Non-Surgical Treatment:

  • Pelvic Floor Exercise - This exercise is also called Kegel exercise, which helps to strengthen the pelvic muscles by contracting and relaxing the muscles surrounding the opening of the vagina, urethra, and rectum.

  • The Pessary - It is a removable device inserted into the vagina to support the prolapsed pelvic organs. Certain types of pessary can treat both pelvic organ prolapse and urinary incontinence.

  • Dietary Changes - Doctors may recommend eating foods with fiber for people with bowel problems. The fiber in food helps prevent constipation and straining during bowel movements.

Surgical Treatment:

Surgery is not often recommended for patients with pelvic organ prolapse. It is recommended for women with severe pain and discomfort, affecting their day-to-day lives. Surgery is carried out depending on the following factors.

  • Age.

  • The severity of prolapse.

  • The severity of symptoms.

  • Sexual activity.

  • The desire for future children.

  • The organ has prolapsed.

Surgery is done to restore the normal position of the vagina, repair the tissue around the vagina and permanently close the vaginal canal with or without removing the uterus (colpocleisis).

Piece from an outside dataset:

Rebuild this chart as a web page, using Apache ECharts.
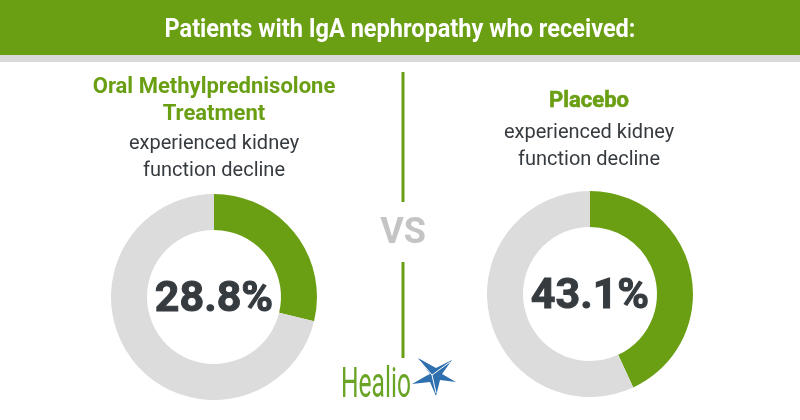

Surgery of pelvic organ prolapse can be done either through the abdomen or vagina, using stitches, or with the addition of surgical mesh. Some women with pelvic organ prolapse may experience problems with urine leakage. During surgery, a procedure is done to prevent or decrease urine leakage.


Pelvic organ prolapse is not a life-threatening disorder. It occurs because pelvic floor tissues become weak and result in prolapse of pelvic organs. The symptoms are not severe. There will only be slight discomfort and pain recorded in most cases. There are non-surgical and surgical treatment options. Only in rare instances, surgical treatments are performed.